- **STATED PROBLEM**: List each line of the data that holds the string "with".

- **SUPPLIED DATA**:
━━━━━━━━━━━━━━━━━━━━

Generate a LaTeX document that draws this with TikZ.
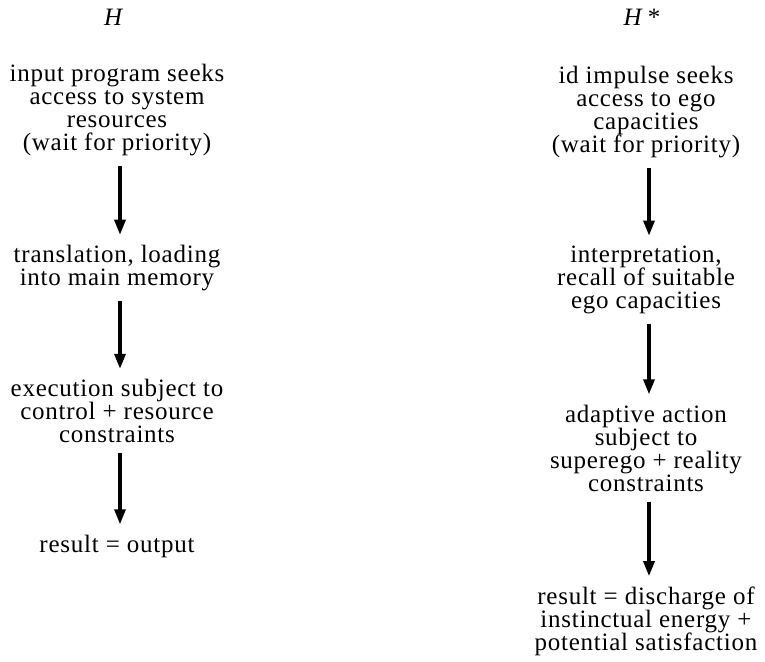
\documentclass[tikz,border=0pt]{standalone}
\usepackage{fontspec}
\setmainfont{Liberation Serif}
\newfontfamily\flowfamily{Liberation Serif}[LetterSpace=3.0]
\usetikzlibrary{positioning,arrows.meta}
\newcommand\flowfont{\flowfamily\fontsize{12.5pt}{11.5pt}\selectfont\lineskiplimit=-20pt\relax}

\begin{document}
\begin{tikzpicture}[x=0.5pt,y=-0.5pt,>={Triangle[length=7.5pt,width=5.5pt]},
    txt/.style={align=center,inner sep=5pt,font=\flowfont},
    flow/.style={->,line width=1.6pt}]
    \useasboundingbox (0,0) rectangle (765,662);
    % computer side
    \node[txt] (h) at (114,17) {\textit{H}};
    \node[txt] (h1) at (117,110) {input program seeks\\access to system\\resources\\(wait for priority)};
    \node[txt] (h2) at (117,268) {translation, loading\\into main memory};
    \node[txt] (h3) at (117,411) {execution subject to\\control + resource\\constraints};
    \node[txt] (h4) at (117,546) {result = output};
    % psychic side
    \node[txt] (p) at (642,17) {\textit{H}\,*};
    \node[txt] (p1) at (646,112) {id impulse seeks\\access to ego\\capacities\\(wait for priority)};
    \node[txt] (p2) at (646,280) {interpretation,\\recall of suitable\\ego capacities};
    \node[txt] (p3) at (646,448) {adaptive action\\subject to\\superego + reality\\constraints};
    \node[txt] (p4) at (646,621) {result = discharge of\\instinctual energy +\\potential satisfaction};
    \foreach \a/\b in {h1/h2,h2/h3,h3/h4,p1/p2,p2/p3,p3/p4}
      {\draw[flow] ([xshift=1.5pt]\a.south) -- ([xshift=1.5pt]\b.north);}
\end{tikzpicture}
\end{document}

━━━━━━━━━━━━━━━━━━━━

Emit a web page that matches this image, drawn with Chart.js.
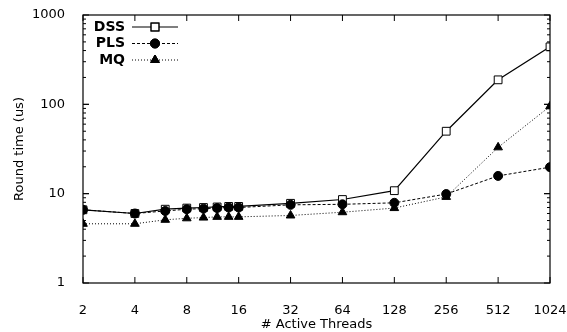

━━━━━━━━━━━━━━━━━━━━

- **REPLY**:
Generate a LaTeX document that draws this with TikZ.
Emit a web page that matches this image, drawn with Chart.js.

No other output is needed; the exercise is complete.